EXERCISE :: Answer with one number only: the number of lines that include the word "this".

SUPPLIED RECORDS ::
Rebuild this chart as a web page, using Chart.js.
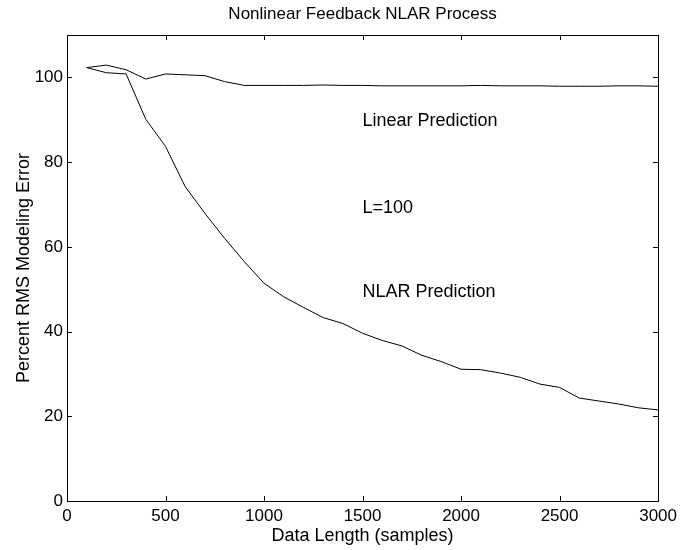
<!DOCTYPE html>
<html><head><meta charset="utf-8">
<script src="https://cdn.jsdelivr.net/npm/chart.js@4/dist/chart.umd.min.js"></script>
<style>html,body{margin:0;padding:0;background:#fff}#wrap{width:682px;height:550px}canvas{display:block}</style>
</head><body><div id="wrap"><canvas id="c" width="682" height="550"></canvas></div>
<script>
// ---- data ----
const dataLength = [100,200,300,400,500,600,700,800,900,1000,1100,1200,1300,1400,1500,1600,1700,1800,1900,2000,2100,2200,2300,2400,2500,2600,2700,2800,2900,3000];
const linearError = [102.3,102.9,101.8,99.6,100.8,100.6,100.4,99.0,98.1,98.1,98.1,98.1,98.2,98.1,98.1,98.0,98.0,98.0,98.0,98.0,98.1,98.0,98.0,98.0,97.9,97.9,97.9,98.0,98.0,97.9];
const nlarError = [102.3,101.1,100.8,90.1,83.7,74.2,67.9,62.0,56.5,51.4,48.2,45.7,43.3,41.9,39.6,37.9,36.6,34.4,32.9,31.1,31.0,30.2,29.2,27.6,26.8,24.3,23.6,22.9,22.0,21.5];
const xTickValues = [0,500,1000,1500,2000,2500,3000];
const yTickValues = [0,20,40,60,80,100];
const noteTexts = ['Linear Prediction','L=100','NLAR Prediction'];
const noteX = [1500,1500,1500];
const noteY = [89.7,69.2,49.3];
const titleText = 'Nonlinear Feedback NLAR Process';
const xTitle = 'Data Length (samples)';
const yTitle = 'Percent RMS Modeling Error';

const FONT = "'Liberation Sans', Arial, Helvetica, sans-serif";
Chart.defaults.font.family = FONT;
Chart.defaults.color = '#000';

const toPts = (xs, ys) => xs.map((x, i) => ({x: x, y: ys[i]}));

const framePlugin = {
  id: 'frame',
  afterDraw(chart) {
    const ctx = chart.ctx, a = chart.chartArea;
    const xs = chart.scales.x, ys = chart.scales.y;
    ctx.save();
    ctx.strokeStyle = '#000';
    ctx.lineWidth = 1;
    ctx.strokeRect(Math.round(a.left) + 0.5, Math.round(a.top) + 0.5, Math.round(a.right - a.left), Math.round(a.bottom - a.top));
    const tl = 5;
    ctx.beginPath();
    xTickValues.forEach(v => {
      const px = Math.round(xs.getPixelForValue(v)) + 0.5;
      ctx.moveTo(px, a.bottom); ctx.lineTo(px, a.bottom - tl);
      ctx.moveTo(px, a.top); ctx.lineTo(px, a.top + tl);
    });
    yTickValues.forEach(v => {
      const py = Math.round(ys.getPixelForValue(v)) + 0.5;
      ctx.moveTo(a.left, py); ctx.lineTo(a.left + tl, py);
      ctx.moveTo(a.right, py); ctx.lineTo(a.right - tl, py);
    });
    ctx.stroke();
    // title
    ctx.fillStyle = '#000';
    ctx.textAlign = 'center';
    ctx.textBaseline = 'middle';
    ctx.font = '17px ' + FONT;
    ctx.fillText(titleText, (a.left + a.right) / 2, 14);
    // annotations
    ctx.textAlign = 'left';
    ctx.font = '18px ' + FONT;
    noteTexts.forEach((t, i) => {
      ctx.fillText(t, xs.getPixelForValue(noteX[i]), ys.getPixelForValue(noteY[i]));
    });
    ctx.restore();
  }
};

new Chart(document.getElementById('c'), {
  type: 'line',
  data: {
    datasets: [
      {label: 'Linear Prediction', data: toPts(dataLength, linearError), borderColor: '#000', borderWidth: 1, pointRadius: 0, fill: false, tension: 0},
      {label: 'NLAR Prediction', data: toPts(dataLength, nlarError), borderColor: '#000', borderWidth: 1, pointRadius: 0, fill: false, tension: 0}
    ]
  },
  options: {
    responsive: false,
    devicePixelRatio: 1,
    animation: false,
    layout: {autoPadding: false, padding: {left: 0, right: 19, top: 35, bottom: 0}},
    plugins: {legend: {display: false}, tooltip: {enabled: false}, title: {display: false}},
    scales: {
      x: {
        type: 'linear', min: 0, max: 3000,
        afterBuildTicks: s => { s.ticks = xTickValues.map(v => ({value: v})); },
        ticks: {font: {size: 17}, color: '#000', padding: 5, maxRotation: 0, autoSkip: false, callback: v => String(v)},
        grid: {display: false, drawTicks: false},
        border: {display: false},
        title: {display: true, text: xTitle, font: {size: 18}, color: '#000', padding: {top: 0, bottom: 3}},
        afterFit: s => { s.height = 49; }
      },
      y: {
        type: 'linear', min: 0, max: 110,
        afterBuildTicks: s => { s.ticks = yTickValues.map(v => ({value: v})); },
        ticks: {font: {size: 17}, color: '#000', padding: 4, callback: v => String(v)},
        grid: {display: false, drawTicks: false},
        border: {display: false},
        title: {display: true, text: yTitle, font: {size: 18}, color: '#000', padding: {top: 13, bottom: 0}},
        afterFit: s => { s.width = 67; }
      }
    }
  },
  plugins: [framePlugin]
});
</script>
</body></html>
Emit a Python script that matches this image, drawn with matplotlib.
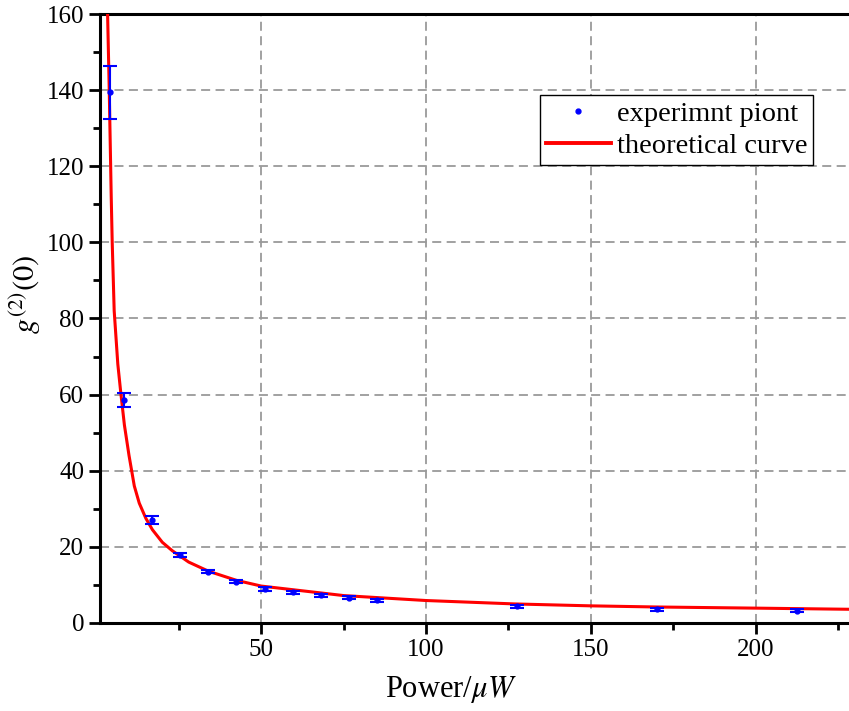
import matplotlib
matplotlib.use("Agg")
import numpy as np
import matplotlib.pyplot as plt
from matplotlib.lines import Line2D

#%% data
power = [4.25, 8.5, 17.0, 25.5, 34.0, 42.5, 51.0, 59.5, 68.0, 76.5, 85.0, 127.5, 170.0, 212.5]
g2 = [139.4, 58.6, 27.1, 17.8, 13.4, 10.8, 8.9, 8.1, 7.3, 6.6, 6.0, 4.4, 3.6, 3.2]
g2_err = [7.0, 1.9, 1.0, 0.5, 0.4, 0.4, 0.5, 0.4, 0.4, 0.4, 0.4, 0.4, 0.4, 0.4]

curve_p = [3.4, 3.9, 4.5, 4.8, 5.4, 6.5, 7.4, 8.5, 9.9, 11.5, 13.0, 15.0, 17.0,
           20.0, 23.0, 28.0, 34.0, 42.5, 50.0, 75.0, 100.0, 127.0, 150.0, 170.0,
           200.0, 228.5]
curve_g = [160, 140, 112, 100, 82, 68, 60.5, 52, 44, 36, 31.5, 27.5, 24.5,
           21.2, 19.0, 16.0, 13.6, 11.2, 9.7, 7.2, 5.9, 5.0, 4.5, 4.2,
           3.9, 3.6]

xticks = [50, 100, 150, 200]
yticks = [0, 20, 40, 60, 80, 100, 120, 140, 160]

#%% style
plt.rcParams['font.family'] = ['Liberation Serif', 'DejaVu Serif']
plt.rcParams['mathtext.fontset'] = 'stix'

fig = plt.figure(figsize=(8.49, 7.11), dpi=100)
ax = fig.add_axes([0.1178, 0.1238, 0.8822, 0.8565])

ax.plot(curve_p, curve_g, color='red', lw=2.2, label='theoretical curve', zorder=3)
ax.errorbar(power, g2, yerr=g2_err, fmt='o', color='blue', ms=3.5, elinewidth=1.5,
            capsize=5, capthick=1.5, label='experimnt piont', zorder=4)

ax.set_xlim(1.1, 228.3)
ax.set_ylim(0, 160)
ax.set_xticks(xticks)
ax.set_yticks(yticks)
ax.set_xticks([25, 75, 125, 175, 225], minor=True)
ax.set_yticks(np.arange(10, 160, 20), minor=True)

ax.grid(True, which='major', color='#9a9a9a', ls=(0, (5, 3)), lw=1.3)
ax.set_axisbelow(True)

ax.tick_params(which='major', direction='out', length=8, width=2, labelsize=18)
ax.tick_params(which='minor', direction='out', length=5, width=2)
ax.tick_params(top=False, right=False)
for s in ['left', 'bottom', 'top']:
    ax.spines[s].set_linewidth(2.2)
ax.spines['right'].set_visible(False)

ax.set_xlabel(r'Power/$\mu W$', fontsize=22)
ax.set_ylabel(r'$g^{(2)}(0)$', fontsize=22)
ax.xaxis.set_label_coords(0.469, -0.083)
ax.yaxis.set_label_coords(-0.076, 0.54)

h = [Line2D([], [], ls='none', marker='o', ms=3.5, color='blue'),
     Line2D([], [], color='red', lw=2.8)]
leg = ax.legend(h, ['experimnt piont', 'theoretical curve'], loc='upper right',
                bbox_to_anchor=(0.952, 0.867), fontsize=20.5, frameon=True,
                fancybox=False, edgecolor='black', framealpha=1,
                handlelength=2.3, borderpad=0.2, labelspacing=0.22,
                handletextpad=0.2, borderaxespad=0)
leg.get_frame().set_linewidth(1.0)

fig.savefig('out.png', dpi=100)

EXERCISE RESPONSE :: 2